Unfortunately, in those days, people did not understand the importance of keeping their drinking water clean, and it was not at all unusual for horses to be allowed to drink at the stream or for clothes to be washed, or for ducks and geese to swim on it. By the year 1850, however, terrible outbreaks of typhoid and cholera had been raging throughout the country and people were at last beginning to understand the importance of clean water. They therefore decided to cover up the stream to keep the water pure but, at the same time, they realised that they would have to provide another water supply for the villages. They therefore built a small reservoir on the slopes of fish Hill to collect the water from the springs and they then lead pipes down into the village with taps at intervals along the pipes to allow the villagers to collect their water.
A few years later, the Evesham Union (a type of local council) took over the Broadway water supply for the Parish Overseers. Until 1895, the springs (known as the “Village Springs”) had been used to supply Broadway alone, but in this year the Evesham and Pebworth Joint Water Committee began a scheme to supply water from the springs at Broadway to several other villages in the Evesham area. The existing “Village Springs“ at Broadway were already working flat out to meet the demand for water from Broadway itself, so a second group of springs (known as (“Pear Tree Springs“) where required on the other side of the Stowe-on-the-Wold Road. A second reservoir was also built next to the old reservoir on the slopes of Fish Hill; this reservoir collected all the water from the new group of springs at Pear Tree.
For many years the water from Broadway was used to supply villages in the neighbourhood, but eventually as Broadway grew in size, other water sources had to be used to supply the other villages and the two sets of springs – “Village” and “Pear Tree” -were used to supply Broadway alone. A third reservoir was also built on fish Hill to replace the original old reservoir built in 1850 which had begun to leak badly.
Some years later as the demand for water grew further, yet another reservoir was built on Fish Hill. Hitherto, when the other reservoirs were full, the surface water from the springs ran to waste in a nearby stream. This fourth reservoir was designed to collect as much as possible of the waste water to improve the water supply to Broadway.
The water supply network at Evesham then passed into the hands of the Evesham Rurel District Council who, at times, had to take what is known as a “bulk supply” in from the neighbouring Cotswold Water Board. A “bulk supply” consists of large quantities of water delivered along a pipe from another water authority. In this case, the Evesham R.D.C. had to pay the Cotswold Water Board for any water they took from them. This bulk supply was necessary to augment the supply from the Broadway springs. In the meantime, again to meet the growing demand from the people of Broadway for water, a further set of springs at Buckland were acquired by Evesham R.D.C. which was fed into Broadway at the lower end of the village.

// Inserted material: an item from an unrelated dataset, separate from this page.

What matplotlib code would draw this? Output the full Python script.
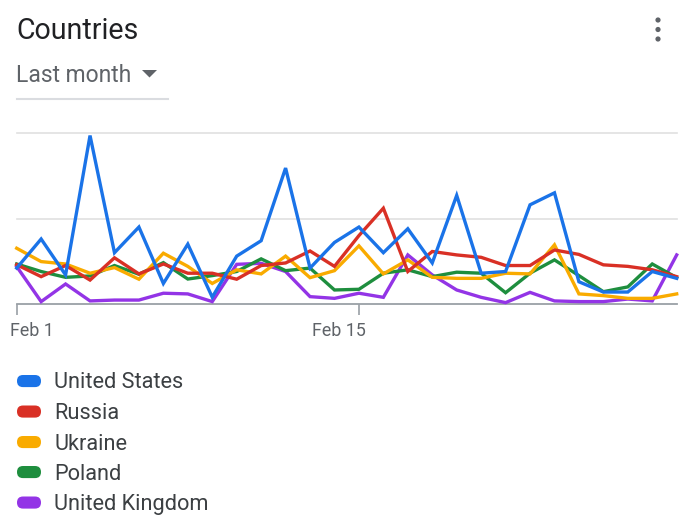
import matplotlib
matplotlib.use("Agg")
import matplotlib.pyplot as plt
from matplotlib.patches import FancyBboxPatch, Polygon, Circle

plt.rcParams['font.family'] = ['Roboto', 'DejaVu Sans']

days = list(range(1, 29))
tick_days = [1, 15]
tick_labels = ["Feb 1", "Feb 15"]

countries = ["United States", "Russia", "Ukraine", "Poland", "United Kingdom"]
colors = ["#1a73e8", "#d93025", "#f9ab00", "#1e8e3e", "#9334e6"]

united_states = [21, 38, 17, 98.5, 30, 45, 12, 35, 4, 28, 37, 79.5, 21, 36,
                 45, 30, 44, 24, 63.5, 18, 19, 58, 65, 13, 7, 7, 19, 15]
russia = [23, 16, 22.5, 14, 27, 17.6, 23.4, 18, 18, 14.5, 22.5, 24, 31, 22,
          40, 56, 19, 30.7, 28.7, 27.3, 22.5, 22.5, 31.6, 29, 22.9, 22, 20, 16]
ukraine = [32.6, 24.8, 23.4, 18, 21.3, 14.5, 29.7, 22, 12, 20, 17.6, 28, 15.4, 19.5,
           34, 17.6, 25.8, 15.6, 15, 15, 18, 17.6, 34.6, 5.9, 4.9, 3.3, 3.3, 5.9]
poland = [23.4, 19, 15.6, 16.4, 22.5, 17.4, 24.2, 14.6, 16.6, 19, 26.4, 19.5, 21, 8.2,
          8.6, 18, 20, 16, 18.6, 18, 6.6, 18, 25.8, 16.6, 7.2, 10, 23.4, 15.4]
united_kingdom = [21.9, 1.4, 11.7, 1.8, 2.3, 2.3, 6.3, 5.9, 1.4, 23.2, 23.8, 19, 4.3, 3.3,
                  6.3, 3.9, 28.7, 17, 8.2, 3.9, 0.8, 6.8, 1.8, 1.4, 1.4, 2.9, 1.8, 28.7]
series = [united_states, russia, ukraine, poland, united_kingdom]

W, H = 696, 527
fig = plt.figure(figsize=(W / 100, H / 100), dpi=100)
fig.patch.set_facecolor("white")

# main plot axes (pixel layout)
x0, x1 = 16.7, 676.7
y_base, y_top = 304, 133
ax = fig.add_axes([x0 / W, (H - y_base) / H, (x1 - x0) / W, (y_base - y_top) / H])
ax.set_xlim(days[0], days[-1])
ax.set_ylim(0, 100)
for s in ax.spines.values():
    s.set_visible(False)
ax.set_yticks([])
for g in (50, 100):
    ax.axhline(g, color="#e0e0e0", lw=1.2, zorder=0, clip_on=False)
ax.axhline(0, color="#9aa0a6", lw=1.3, zorder=1, clip_on=False)

order = [4, 3, 2, 1, 0]
for k in order:
    ax.plot(days, series[k], color=colors[k], lw=2.4, solid_joinstyle="miter",
            clip_on=False, zorder=2 + (4 - k))

ax.set_xticks(tick_days)
ax.set_xticklabels(["", ""])
ax.tick_params(axis="x", length=8, width=1.2, color="#9aa0a6", pad=8)

# overlay for header, tick labels and legend
ov = fig.add_axes([0, 0, 1, 1])
ov.set_xlim(0, W)
ov.set_ylim(H, 0)
ov.axis("off")
ov.patch.set_alpha(0)

tick_label_x = [9.5, 311.5]
for lx, lab in zip(tick_label_x, tick_labels):
    ov.text(lx, 330.5, lab, fontsize=12.9, color="#5f6368", va="center", ha="left")

ov.text(16, 31, "Countries", fontsize=20.6, color="#202124", va="center", ha="left")
ov.text(16, 75, "Last month", fontsize=16.5, color="#5f6368", va="center", ha="left")
ov.add_patch(Polygon([[142, 70], [157, 70], [149.5, 77.5]], closed=True,
                     color="#5f6368", lw=0))
ov.plot([17, 168], [99, 99], color="#dadce0", lw=1.5)

for cy in (20, 29.5, 39):
    ov.add_patch(Circle((658, cy), 2.6, color="#5f6368", lw=0))

leg_y = [381, 411.5, 442, 472, 502.5]
for k, name in enumerate(countries):
    cy = leg_y[k]
    ov.add_patch(FancyBboxPatch((17 + 6, cy), 24 - 12, 0.1,
                                boxstyle="round,pad=6", color=colors[k], lw=0,
                                mutation_aspect=1))
    ov.text(54, cy + 2, name, fontsize=15.7, color="#3c4043", va="center", ha="left")

fig.savefig("out.png", dpi=100, facecolor="white")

In 1961, the East Worcestershire Waterworks company took over all the water supplies previously administered by Evesham R.D.C. which, of course, included Broadway. Since that time, we have been responsible for your water supply. The only rearrangement we have made to the Broadway supply, however, has been to end the bulk supply from the Cotswold Water Board. Shortly after we took over the Broadway supply area the Cotswold Water Board warned us that they would have to drastically cut down their bulk supply to Broadway because they needed the water for their own area, so we had to find an alternative quickly.
We have a large 2,000,000 gallon reservoir at Childswickham (on the Evesham-Broadway Road) which is located at a far lower level than Broadway village. As you know, water cannot flow uphill by itself, so we had to install a large pump at Childswickham Reservoir which pumps water uphill to Broadway. Incidentally, the water in Childswickham Reservoir is obtained from springs at Pinnock (near Temple Guiting), Snowshill and Middle Hill.
As you can see, therefore, the water you receive at Broadway comes from two groups of springs on Fish Hill, from a group of three springs at Buckland and also from Childswickham Reservoir. In general, the Fish Hill spring supplies the higher part of Broadway, whilst the water from Buckland and Childswickham supplies the lower part of Broadway.